All of this has led Ugalde to construct a way of looking at the world that uses painting either as a narrative strategy or as a tool to uncover the absurdity of reality through a documentary stance that makes use of social commentary. However, the critical elements of his pictorial discourse are not the main focus; this is not sociological work. Humour and parody provide the coating for an aesthetic recreation of the ridiculous, though none the less real for that. His work reconstructs an anti-mythology of kitsch in which critical values are aimed at the representational strategies of painting rather than at the contents, which Ugalde revels in with absurd, unbridled humour as though they were distinguishing traits of Spanish popular culture.
Ugalde’s approach seems to appropriate reality from a standpoint that one might find in the characters played by Paco Martínez Soria in his films (or that appear in any number of third-rate Spanish comedies): from there he enters the realm of parody, but with no wish to ridicule, only to assess, albeit humorously, that visual, and real, context, even doing so with a touch of affection.
Since the early 1990s, Ugalde has integrated photographs (his own or those of others) into his works as a counterpoint and complement to the pictorial element, as a space penetrated by the frenzy of the pictorial images so as to diminish the power of the photographic image and put it in perspective. Retrieved, appropriated and manipulated postcards represent another essential element in his work and have been integrated into his paintings as concentrated syntheses of popular taste.
Multi Baby and La nave de los locos—two of the works in the ”la Caixa” Collection of Contemporary Art, both from 1992—integratepainting and photography to suggest unique stories that feature postcards: the first piece includes a postcard of an Iberia jet, a symbol of modern travel, and the second a country landscape with bulls and cows, clearly aimed at children.
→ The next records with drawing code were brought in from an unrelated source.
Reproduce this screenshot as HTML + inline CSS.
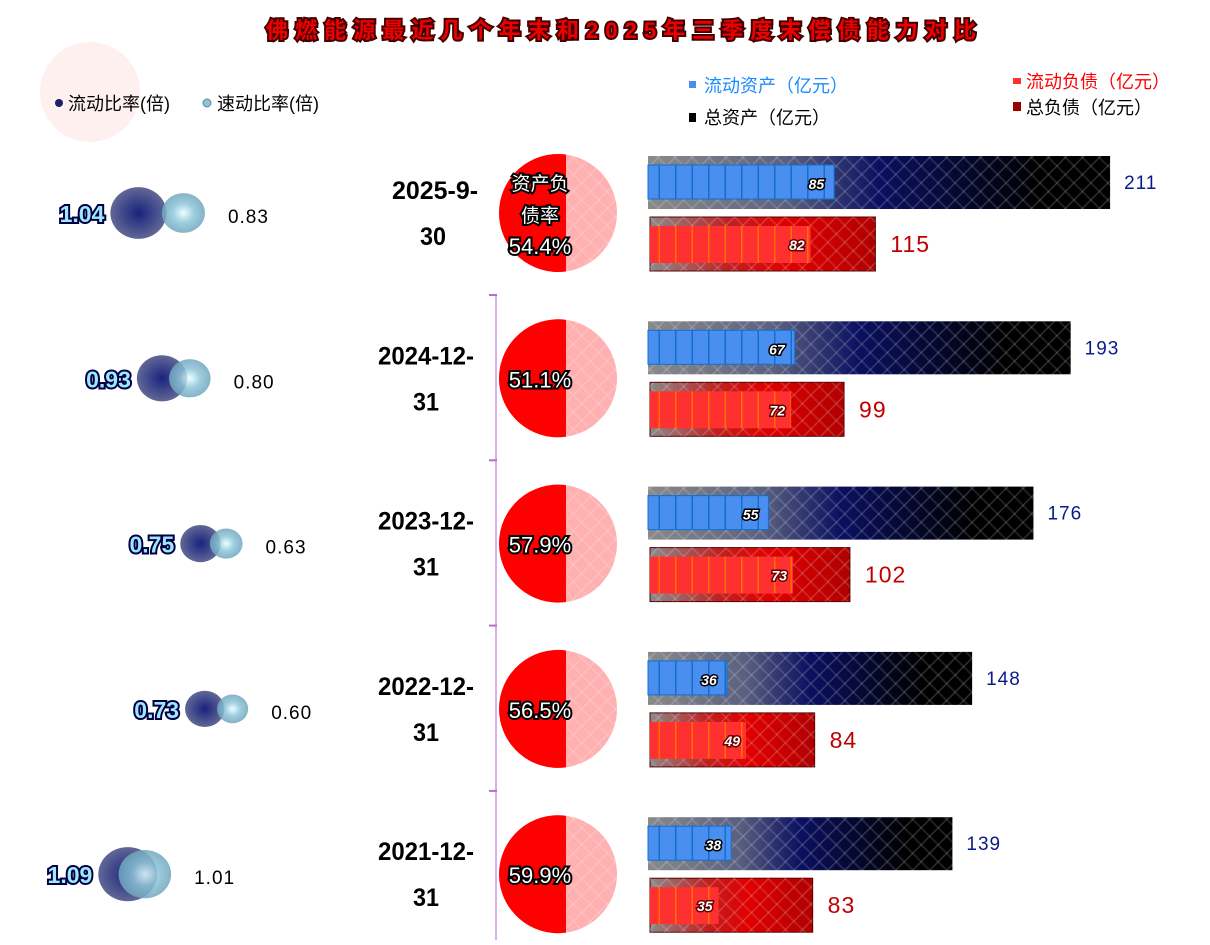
<!DOCTYPE html>
<html><head><meta charset="utf-8">
<style>
html,body{margin:0;padding:0;background:#fff;}
svg{display:block;font-family:"Liberation Sans","Noto Sans CJK SC",sans-serif;}
</style></head>
<body>
<svg id="chart" width="1210" height="945" viewBox="0 0 1210 945">
<defs>
<pattern id="hatch" width="12" height="12" patternUnits="userSpaceOnUse" patternTransform="rotate(45)">
<rect width="12" height="12" fill="none"/>
<line x1="0" y1="0" x2="0" y2="12" stroke="rgba(255,255,255,0.18)" stroke-width="3"/>
<line x1="0" y1="6" x2="12" y2="6" stroke="rgba(255,255,255,0.12)" stroke-width="2"/>
</pattern>
<linearGradient id="gAsset" x1="0" x2="1">
<stop offset="0" stop-color="#8a8a8a"/><stop offset="0.3" stop-color="#5a6080"/><stop offset="0.5" stop-color="#0a1060"/><stop offset="0.85" stop-color="#000"/><stop offset="1" stop-color="#000"/>
</linearGradient>
<linearGradient id="gLiab" x1="0" x2="1">
<stop offset="0" stop-color="#8a8a8a"/><stop offset="0.35" stop-color="#c02020"/><stop offset="0.6" stop-color="#e00000"/><stop offset="1" stop-color="#b00000"/>
</linearGradient>
<radialGradient id="gCur"><stop offset="0" stop-color="#000a70"/><stop offset="1" stop-color="#50578a"/></radialGradient>
<radialGradient id="gQuick"><stop offset="0" stop-color="#e8ffff"/><stop offset="0.5" stop-color="#8cc4d8"/><stop offset="1" stop-color="#6fa6bc"/></radialGradient>
<pattern id="stripeB" width="16.5" height="10" patternUnits="userSpaceOnUse"><rect width="16.5" height="10" fill="#4a8ef0"/><rect x="15" width="1.5" height="10" fill="#1070d0"/></pattern>
<pattern id="stripeR" width="16.5" height="10" patternUnits="userSpaceOnUse"><rect width="16.5" height="10" fill="#ff3030"/><rect x="15" width="1.5" height="10" fill="#ff7000"/></pattern>
</defs>
<circle cx="90" cy="92" r="50" fill="#fff0f0"/>
<text x="621" y="38" text-anchor="middle" font-size="22" font-weight="bold" fill="#e00" stroke="#400" stroke-width="4" paint-order="stroke" textLength="710" lengthAdjust="spacing">佛燃能源最近几个年末和2025年三季度末偿债能力对比</text>
<g>
<circle cx="59" cy="103" r="4" fill="#1a1f70"/>
<text x="68" y="110" font-size="18" fill="#000">流动比率(倍)</text>
<circle cx="207" cy="103" r="4" fill="#8cc4d8" stroke="#5a8aa0"/>
<text x="217" y="110" font-size="18" fill="#000">速动比率(倍)</text>
</g>
<g>
<rect x="689" y="81" width="7" height="7" fill="#4a8ef0"/>
<text x="704" y="92" font-size="18" fill="#1a8cff">流动资产（亿元）</text>
<rect x="689" y="113" width="7" height="9" fill="#000"/>
<text x="704" y="124" font-size="18" fill="#000">总资产（亿元）</text>
<rect x="1013" y="78" width="8" height="6" fill="#ff3030"/>
<text x="1026" y="88" font-size="18" fill="#f00">流动负债（亿元）</text>
<rect x="1013" y="102" width="8" height="9" fill="#900"/>
<text x="1026" y="114" font-size="18" fill="#000">总负债（亿元）</text>
</g>
<g id="axisline"></g>
<g id="rows"></g>
</svg>
<script>
const dates = ["2025-9-30","2024-12-31","2023-12-31","2022-12-31","2021-12-31"];
const currentRatio = [1.04,0.93,0.75,0.73,1.09];
const quickRatio = [0.83,0.80,0.63,0.60,1.01];
const debtRatio = [54.4,51.1,57.9,56.5,59.9];
const currentAssets = [85,67,55,36,38];
const totalAssets = [211,193,176,148,139];
const currentLiab = [82,72,73,49,35];
const totalLiab = [115,99,102,84,83];

const NS="http://www.w3.org/2000/svg";
const rowsG=document.getElementById('rows');
function mk(tag,attrs,parent,text){const e=document.createElementNS(NS,tag);for(const k in attrs)e.setAttribute(k,attrs[k]);if(text!==undefined)e.textContent=text;parent.appendChild(e);return e;}
const rowY=i=>213+i*165.3;
const ratioX=v=>361-214*v;
const assetX=v=>648+v*2.19;
const liabX=v=>650+v*1.96;

const ax=document.getElementById('axisline');
mk('line',{x1:496,y1:295,x2:496,y2:940,stroke:'#d8b0f0','stroke-width':2},ax);
for(let i=0;i<4;i++){mk('line',{x1:489,x2:497,y1:rowY(i)+82,y2:rowY(i)+82,stroke:'#b070d0','stroke-width':2},ax);}

dates.forEach((d,i)=>{
  const cy=rowY(i);
  const g=mk('g',{},rowsG);
  
  
  const cx=ratioX(currentRatio[i]), rc=27*currentRatio[i];
  const qx=ratioX(quickRatio[i]), rq=26*quickRatio[i];
  const c1=mk('ellipse',{cx:cx,cy:cy,rx:rc,ry:rc*0.92,fill:'url(#gCur)',opacity:0.9},g);
  
  
  const c2=mk('ellipse',{cx:qx,cy:cy,rx:rq,ry:rq*0.92,fill:'url(#gQuick)',opacity:0.85},g);
  
  
  const t1=mk('text',{x:cx-rc-6,y:cy+9,'text-anchor':'end','font-size':23,'font-weight':'bold',fill:'#9ee8ff',stroke:'#000040','stroke-width':4,'paint-order':'stroke'},g,currentRatio[i].toFixed(2));
  
  
  const t2=mk('text',{x:qx+rq+23,y:cy+10,'font-size':19,fill:'#000','letter-spacing':1},g,quickRatio[i].toFixed(2));
  
  
  const parts=d.split('-');
  const l1=parts[0]+'-'+parts[1]+'-';
  const dt=mk('text',{x:i===0?435:426,y:cy-14,'text-anchor':'middle','font-size':25,'font-weight':'bold',fill:'#000',textLength:i===0?86:96,lengthAdjust:'spacingAndGlyphs'},g,l1);
  
  
  const dt2=mk('text',{x:i===0?433:426,y:cy+32,'text-anchor':'middle','font-size':25,'font-weight':'bold',fill:'#000',textLength:26,lengthAdjust:'spacingAndGlyphs'},g,parts[2]);
  
  
  const px=558,r=59;
  const pc=mk('circle',{cx:px,cy:cy,r:r,fill:'#ffb0b0'},g);
  
  
  mk('circle',{cx:px,cy:cy,r:r,fill:'url(#hatch)'},g);
  const sx=px+8, dy=Math.sqrt(r*r-64);
  mk('path',{d:`M${sx},${cy-dy} A${r},${r} 0 1 0 ${sx},${cy+dy} Z`,fill:'#f00'},g);
  if(i===0){
    mk('text',{x:px-18,y:cy-23,'text-anchor':'middle','font-size':19,fill:'#fff',stroke:'#000','stroke-width':4,'paint-order':'stroke'},g,'资产负');
    mk('text',{x:px-18,y:cy+9,'text-anchor':'middle','font-size':19,fill:'#fff',stroke:'#000','stroke-width':4,'paint-order':'stroke'},g,'债率');
  }
  const pt=mk('text',{x:px-18,y:i===0?cy+41:cy+9,'text-anchor':'middle','font-size':22,fill:'#fff',stroke:'#000','stroke-width':4,'paint-order':'stroke'},g,debtRatio[i].toFixed(1)+'%');
  
  
  const ay=cy-57;
  const ta=mk('rect',{x:648,y:ay,width:assetX(totalAssets[i])-648,height:53,fill:'url(#gAsset)'},g);
  
  
  mk('rect',{x:648,y:ay,width:assetX(totalAssets[i])-648,height:53,fill:'url(#hatch)'},g);
  const ca=mk('rect',{x:648,y:ay+9,width:assetX(currentAssets[i])-648,height:34,fill:'url(#stripeB)',stroke:'#1070d0'},g);
  
  
  mk('text',{x:assetX(currentAssets[i])-10,y:ay+33,'text-anchor':'end','font-size':14,'font-weight':'bold','font-style':'italic',fill:'#fff',stroke:'#000','stroke-width':3,'paint-order':'stroke'},g,currentAssets[i]);
  const tav=mk('text',{x:assetX(totalAssets[i])+14,y:ay+33,'font-size':19,fill:'#0a1a8c','letter-spacing':1},g,totalAssets[i]);
  
  
  const ly=cy+4;
  const tl=mk('rect',{x:650,y:ly,width:liabX(totalLiab[i])-650,height:54,fill:'url(#gLiab)',stroke:'#500','stroke-width':1},g);
  
  
  mk('rect',{x:650,y:ly,width:liabX(totalLiab[i])-650,height:54,fill:'url(#hatch)'},g);
  const cl=mk('rect',{x:650,y:ly+9,width:liabX(currentLiab[i])-650,height:37,fill:'url(#stripeR)'},g);
  
  
  mk('text',{x:liabX(currentLiab[i])-6,y:ly+33,'text-anchor':'end','font-size':14,'font-weight':'bold','font-style':'italic',fill:'#fff',stroke:'#600','stroke-width':3,'paint-order':'stroke'},g,currentLiab[i]);
  const tlv=mk('text',{x:liabX(totalLiab[i])+15,y:ly+35,'font-size':23,fill:'#c00000','letter-spacing':1},g,totalLiab[i]);
  
  
});
</script>
</body></html>
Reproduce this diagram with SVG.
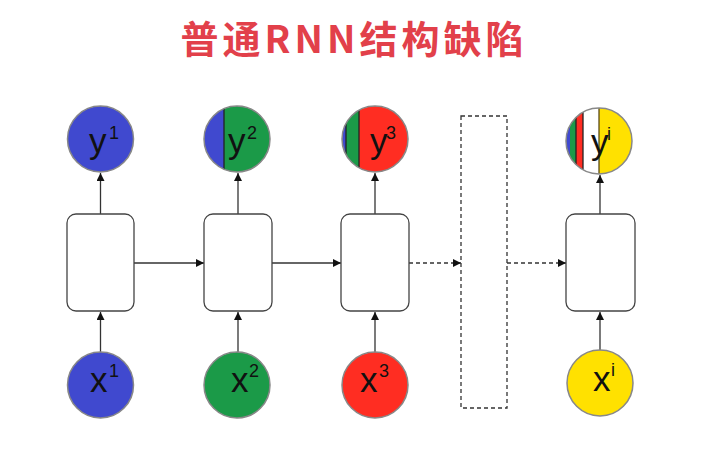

Both works are clear examples of Ugalde’s working method, which uses the resources of Pop and transforms them into representative and narrative strategies, placing them at the service of an ironic, but sharply critical gaze.
In an article about one of Ugalde’s exhibitions in Madrid, Fernando Huici wrote that the artist is one of the outstanding realist painters of his generation. In doing so, he was firmly expressing the realist character—socially and politically critical—of Spanish Pop, which is always tempted by an ironic mythologising of kitsch as a distinguishing trait of popular culture (negative) that leaves room for humour, absurdity, madness as well as self-criticism. Within the broad, imprecise boundaries of Spanish Pop, we should include Ugalde as a lucid voice, always keenly aware of the narrative and the problems posed by the images, their representation, their meanings and implications within the context in which they are produced.